Fri, September 1st, 2017

Text: Yomal Senerath-Yapa

Vines of pepper used to thickly entwine trees in the backyards of every Sri Lankan home in the past. Their shapely, broad leaves would give off a green glow and the strings of pepper berries like green pearl rope bracelets, unclasped, would trail delicately from the stems. The peppercorn, the wrinkled black dried fruit, indispensable in the kitchen from Colombo to Colombia, comes from a plant that is a native of Sri Lanka and of South India, whence it spread all over the ancient world. It was so prized that it was christened the ‘King of Spices’ and ‘black gold’. Pliny the Elder of ancient Rome, in the first century, had even complained that India drained Rome of a lot of gold with its pepper. Indeed, pepper is still a lucrative trade. The Ceylon black pepper contains more piperine, an alkaloid responsible for the pungency of black pepper, than anywhere else. It has a more pungent flavour and aroma that lends Sri Lankan dishes their characteristic fire.
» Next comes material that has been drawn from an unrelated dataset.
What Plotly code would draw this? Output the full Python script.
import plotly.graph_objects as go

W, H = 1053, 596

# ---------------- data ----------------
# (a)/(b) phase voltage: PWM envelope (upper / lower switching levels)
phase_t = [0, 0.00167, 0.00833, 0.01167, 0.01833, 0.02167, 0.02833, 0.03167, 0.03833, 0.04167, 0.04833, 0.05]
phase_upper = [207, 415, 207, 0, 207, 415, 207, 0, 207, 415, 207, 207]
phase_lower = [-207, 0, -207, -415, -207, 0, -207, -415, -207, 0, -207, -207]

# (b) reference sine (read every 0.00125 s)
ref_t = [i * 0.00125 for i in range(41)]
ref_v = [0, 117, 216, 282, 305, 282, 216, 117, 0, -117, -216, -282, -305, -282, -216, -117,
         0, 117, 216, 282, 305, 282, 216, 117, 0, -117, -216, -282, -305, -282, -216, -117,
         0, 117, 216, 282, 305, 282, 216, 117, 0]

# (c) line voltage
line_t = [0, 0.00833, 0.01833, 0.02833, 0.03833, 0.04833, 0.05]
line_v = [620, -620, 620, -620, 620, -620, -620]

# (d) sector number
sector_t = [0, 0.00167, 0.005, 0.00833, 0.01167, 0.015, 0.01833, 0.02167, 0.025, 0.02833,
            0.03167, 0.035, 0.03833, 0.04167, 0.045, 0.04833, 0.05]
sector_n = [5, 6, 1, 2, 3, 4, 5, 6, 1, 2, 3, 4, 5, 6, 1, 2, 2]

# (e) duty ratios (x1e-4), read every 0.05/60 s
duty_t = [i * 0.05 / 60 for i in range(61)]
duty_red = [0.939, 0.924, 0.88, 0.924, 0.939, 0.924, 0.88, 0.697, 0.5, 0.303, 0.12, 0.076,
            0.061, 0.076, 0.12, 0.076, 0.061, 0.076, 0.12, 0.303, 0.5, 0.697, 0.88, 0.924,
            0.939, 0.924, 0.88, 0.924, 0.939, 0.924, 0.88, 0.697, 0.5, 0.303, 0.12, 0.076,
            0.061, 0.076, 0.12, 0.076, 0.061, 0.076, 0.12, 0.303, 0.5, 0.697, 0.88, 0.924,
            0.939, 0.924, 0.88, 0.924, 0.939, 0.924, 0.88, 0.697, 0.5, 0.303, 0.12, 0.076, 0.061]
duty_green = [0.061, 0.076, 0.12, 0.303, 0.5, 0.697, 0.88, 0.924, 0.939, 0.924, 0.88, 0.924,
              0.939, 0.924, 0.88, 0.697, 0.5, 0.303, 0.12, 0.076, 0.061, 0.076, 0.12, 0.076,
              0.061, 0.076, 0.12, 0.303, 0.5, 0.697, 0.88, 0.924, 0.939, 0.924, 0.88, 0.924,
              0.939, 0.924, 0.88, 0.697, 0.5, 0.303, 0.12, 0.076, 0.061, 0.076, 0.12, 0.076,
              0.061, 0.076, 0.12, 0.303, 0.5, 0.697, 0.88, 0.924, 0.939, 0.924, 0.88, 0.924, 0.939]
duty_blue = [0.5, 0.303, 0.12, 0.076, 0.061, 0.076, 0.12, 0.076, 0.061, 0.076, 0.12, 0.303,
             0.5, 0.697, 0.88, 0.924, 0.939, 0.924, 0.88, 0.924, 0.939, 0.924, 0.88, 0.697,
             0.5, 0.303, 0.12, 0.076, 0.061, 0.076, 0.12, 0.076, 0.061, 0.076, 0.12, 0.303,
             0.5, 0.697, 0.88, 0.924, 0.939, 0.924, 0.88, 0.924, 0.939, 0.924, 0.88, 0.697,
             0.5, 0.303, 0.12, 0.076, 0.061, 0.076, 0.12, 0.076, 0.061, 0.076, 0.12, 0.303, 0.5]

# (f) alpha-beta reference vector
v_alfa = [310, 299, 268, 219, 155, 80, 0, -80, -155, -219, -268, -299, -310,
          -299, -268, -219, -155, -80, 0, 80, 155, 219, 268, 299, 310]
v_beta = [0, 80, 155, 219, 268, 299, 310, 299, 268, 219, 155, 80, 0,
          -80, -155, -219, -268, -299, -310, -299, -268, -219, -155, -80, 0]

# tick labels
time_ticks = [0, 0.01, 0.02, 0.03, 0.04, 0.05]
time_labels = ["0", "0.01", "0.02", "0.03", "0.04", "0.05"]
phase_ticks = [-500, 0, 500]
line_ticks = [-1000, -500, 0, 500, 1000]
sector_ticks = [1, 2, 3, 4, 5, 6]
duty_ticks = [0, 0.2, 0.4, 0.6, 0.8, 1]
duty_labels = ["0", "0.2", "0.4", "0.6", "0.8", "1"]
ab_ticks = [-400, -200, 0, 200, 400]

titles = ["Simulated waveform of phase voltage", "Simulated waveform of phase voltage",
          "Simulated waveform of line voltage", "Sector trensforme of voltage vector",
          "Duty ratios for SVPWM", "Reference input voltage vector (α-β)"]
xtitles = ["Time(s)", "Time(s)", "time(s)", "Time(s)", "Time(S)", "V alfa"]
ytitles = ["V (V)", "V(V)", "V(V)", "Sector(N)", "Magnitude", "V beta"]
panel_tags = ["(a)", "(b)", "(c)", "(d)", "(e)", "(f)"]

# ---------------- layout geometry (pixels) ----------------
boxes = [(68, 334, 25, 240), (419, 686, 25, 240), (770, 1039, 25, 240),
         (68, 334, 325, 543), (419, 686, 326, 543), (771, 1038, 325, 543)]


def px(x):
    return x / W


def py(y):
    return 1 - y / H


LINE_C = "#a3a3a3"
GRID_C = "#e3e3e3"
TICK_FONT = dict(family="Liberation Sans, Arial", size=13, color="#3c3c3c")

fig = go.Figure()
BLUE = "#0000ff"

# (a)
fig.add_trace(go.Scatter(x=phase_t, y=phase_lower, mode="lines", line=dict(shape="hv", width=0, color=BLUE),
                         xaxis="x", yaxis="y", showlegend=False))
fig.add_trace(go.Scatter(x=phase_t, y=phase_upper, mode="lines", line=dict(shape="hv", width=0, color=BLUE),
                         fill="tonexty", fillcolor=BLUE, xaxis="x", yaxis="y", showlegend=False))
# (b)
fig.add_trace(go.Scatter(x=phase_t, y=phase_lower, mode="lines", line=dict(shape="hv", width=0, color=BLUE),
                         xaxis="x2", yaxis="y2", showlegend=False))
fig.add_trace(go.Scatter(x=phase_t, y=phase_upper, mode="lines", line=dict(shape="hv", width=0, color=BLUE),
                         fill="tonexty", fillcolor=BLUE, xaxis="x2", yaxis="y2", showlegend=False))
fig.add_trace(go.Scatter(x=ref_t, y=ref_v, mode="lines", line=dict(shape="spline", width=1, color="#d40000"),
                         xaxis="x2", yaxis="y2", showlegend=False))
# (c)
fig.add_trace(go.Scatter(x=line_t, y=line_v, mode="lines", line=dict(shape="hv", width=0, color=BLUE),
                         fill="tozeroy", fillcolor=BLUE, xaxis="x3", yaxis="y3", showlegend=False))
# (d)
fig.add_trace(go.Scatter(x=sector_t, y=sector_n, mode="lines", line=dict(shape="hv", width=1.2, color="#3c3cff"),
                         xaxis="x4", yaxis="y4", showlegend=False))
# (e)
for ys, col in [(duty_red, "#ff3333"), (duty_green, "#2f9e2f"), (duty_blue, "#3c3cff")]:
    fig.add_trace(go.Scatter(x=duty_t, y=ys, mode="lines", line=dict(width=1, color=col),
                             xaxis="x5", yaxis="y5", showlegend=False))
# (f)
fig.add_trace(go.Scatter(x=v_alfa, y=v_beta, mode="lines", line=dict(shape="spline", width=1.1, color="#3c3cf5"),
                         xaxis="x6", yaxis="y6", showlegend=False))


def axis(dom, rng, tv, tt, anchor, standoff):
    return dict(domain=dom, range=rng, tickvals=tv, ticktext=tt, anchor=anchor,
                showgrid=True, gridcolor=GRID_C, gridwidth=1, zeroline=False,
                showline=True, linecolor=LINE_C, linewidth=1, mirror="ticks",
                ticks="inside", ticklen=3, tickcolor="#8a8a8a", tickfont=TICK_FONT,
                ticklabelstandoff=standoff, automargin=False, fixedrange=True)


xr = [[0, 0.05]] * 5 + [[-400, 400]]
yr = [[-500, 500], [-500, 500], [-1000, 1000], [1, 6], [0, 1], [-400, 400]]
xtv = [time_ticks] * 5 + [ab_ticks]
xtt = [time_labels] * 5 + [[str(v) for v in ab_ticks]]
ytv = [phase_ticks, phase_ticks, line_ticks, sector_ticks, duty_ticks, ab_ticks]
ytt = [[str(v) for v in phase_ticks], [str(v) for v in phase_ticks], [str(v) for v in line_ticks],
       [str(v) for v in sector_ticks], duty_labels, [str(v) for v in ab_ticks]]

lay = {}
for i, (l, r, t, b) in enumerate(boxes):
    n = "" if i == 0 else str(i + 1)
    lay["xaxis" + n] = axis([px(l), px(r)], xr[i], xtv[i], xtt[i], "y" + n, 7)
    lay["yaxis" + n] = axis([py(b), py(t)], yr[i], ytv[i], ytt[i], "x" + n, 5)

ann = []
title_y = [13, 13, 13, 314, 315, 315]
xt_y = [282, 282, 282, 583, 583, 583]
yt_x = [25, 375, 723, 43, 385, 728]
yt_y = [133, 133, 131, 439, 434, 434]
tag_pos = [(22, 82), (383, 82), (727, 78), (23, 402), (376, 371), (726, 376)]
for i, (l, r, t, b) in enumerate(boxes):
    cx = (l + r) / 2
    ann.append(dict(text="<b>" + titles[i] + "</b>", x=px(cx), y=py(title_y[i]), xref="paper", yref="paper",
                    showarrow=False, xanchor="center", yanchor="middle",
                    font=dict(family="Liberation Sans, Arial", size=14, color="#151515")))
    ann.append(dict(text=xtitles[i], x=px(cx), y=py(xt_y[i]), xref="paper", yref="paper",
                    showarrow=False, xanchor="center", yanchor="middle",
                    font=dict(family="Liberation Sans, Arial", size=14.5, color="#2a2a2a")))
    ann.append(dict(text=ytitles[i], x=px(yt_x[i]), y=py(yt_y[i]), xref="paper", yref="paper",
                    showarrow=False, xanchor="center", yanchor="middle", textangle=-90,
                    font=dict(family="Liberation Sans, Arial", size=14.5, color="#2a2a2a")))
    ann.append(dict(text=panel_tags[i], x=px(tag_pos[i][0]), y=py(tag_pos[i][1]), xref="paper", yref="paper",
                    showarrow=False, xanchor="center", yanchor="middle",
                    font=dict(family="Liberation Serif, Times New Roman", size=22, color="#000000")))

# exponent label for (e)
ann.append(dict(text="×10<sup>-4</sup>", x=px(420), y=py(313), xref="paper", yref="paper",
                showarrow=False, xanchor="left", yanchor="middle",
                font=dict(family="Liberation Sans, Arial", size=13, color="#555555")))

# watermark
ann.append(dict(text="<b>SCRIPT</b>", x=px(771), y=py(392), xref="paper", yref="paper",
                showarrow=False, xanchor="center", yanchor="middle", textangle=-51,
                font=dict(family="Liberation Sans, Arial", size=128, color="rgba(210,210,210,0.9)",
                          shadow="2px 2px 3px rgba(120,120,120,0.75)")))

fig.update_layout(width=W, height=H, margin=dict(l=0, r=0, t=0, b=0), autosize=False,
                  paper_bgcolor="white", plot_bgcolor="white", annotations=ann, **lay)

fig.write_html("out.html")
Pepper in the island is mostly grown in cooler, lush areas, in the mid or low regions: mostly in Matale, Kandy, Kegalle, Kurunegala, Ratnapura, Badulla and Moneragala districts. Here the plucked green berry is dried in the sun till it becomes black, hard and ridge veined. The smooth white peppercorns are produced by removing the outer layer before the drying. The story of Ceylon pepper is one locked in legend. ‘Miris’, the Sinhalese word now used for chilli, which was brought in from South America, emerged relatively late; therefore ‘miris’ was rightfully the term for black pepper in the past. One of the grandest ancient stupas of the country, raising its spire against the sacred skyline of Anuradhapura, is called Mirisawetiya, which can be translated into ‘mound of pepper’. The reason is that it was built by King Dutugemunu as penance after he dined on a dish of pepper without consecrating the first part to the monks, as was his usual habit. After red chili burst onto the scene, it was initially called rata-mirisor ‘imported’ or ‘foreign’ pepper. Later, the luscious scarlet pretender claimed the name miris all for itself, and pepper had to be content with ‘gam-miris’ or the ‘village chilli’.

At Ministry of Crab, Piper nigrum is celebrated magnificently in the popular ‘Pepper Crab’. Dharshan Munidasa sees Pepper Crab as the ultimate fusion of two of Sri Lanka’s endemic ingredients: pepper and the famous mud crab. Hand crushed peppercorns, whole peppercorns, and a pepper stockwork together to cook a hot and savoury crab.